The exercise
Return each line containing "code".

Data records
****************************************

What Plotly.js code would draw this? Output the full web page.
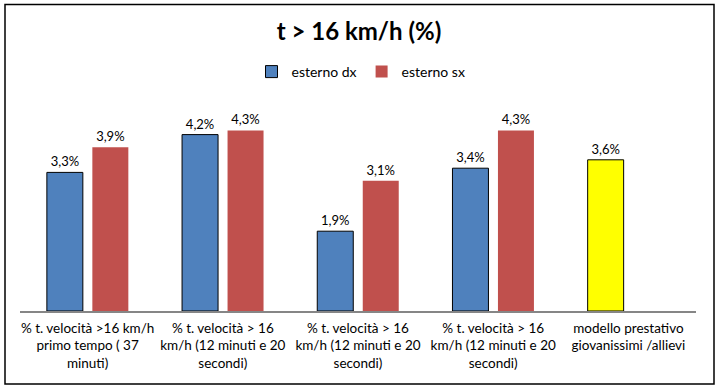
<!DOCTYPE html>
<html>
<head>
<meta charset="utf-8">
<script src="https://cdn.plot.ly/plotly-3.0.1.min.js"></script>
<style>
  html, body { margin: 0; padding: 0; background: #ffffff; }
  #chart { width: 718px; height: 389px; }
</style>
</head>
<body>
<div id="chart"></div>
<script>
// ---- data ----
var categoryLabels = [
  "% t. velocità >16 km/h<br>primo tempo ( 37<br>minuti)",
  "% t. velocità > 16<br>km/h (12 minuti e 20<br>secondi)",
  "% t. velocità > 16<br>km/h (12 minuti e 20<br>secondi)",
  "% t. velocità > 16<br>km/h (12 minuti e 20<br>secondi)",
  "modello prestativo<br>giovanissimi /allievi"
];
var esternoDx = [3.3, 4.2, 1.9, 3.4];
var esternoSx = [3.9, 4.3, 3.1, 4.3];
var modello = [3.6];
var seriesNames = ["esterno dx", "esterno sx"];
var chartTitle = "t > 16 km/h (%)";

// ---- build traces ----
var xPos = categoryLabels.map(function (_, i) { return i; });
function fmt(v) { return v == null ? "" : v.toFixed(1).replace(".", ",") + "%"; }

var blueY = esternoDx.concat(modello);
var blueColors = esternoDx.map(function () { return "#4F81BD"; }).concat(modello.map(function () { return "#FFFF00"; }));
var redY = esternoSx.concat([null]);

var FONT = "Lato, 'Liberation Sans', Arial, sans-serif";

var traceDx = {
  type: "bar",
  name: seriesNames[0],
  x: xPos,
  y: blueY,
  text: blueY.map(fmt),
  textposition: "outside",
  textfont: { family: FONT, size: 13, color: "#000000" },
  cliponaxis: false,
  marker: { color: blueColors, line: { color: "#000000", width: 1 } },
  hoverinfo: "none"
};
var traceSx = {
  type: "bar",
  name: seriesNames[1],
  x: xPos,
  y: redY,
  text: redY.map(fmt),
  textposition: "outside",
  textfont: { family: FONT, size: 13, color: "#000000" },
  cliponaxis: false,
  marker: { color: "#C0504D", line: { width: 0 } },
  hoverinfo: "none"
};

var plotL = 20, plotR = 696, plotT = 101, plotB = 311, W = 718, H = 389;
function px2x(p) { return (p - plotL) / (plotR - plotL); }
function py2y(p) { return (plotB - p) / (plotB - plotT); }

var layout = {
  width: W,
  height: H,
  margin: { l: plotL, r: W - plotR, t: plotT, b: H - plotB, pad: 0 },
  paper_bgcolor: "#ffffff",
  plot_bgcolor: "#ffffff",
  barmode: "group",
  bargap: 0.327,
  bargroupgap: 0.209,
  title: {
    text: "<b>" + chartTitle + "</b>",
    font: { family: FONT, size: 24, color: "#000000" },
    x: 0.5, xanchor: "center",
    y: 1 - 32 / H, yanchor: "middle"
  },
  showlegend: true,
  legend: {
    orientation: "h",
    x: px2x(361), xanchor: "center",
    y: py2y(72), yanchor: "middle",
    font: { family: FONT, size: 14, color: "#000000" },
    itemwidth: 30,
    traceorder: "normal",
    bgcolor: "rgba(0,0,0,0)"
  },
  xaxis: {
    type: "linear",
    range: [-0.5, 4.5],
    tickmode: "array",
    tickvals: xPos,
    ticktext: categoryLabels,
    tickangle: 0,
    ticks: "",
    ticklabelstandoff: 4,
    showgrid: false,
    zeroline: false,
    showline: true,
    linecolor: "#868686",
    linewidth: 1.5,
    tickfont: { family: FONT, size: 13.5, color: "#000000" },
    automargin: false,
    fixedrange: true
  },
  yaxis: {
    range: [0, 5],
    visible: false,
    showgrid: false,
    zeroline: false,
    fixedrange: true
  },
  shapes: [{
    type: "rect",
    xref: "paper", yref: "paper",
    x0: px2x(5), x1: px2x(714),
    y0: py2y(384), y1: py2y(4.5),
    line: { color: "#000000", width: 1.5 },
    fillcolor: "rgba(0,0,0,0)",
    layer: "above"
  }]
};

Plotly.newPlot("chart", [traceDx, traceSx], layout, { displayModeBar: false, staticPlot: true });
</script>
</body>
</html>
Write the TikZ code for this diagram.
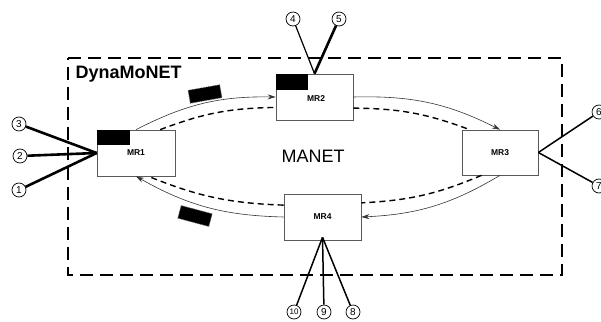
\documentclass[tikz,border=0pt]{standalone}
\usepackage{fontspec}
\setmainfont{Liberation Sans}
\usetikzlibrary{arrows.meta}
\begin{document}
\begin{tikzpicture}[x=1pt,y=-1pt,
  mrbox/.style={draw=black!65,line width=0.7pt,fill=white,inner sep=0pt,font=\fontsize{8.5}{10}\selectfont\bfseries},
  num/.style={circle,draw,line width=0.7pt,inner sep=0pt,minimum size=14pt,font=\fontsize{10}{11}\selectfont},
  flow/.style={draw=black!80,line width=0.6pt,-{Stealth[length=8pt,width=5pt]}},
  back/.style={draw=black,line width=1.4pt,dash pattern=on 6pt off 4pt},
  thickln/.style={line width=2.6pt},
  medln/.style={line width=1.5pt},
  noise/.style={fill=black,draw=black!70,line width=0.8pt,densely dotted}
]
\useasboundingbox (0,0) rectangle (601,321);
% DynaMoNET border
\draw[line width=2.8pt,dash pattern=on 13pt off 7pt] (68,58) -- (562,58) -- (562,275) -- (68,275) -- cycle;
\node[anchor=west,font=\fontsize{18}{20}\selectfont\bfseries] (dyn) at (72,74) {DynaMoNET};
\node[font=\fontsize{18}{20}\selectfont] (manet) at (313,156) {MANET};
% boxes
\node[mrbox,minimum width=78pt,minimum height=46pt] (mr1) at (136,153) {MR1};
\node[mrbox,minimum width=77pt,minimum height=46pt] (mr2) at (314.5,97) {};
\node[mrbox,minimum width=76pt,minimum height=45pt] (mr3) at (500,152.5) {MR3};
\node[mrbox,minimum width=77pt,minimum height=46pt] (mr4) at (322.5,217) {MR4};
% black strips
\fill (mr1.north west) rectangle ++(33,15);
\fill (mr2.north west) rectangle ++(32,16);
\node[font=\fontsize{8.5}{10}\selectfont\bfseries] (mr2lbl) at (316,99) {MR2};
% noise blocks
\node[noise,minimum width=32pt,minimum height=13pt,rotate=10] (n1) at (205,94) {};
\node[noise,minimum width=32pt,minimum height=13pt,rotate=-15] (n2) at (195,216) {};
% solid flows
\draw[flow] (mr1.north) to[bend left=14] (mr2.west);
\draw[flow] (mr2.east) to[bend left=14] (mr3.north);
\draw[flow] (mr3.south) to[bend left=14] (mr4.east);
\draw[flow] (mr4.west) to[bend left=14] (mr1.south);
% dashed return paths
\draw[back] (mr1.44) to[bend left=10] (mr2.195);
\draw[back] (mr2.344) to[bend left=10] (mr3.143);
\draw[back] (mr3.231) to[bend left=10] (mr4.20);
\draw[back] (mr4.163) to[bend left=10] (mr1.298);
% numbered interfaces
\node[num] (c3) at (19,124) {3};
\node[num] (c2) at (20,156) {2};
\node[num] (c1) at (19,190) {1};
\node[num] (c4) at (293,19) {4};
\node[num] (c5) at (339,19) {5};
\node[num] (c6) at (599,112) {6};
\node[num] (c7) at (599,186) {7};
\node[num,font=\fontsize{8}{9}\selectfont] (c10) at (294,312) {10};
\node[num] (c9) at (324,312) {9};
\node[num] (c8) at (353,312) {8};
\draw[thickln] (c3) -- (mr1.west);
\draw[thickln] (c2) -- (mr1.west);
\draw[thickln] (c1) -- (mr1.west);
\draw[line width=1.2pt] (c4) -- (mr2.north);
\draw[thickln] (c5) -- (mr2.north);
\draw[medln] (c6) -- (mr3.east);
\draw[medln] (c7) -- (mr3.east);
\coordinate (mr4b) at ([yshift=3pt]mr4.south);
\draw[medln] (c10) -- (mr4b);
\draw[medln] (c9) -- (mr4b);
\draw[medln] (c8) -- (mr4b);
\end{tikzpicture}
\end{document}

****************************************

Task answer
What Plotly.js code would draw this? Output the full web page.
Write the TikZ code for this diagram.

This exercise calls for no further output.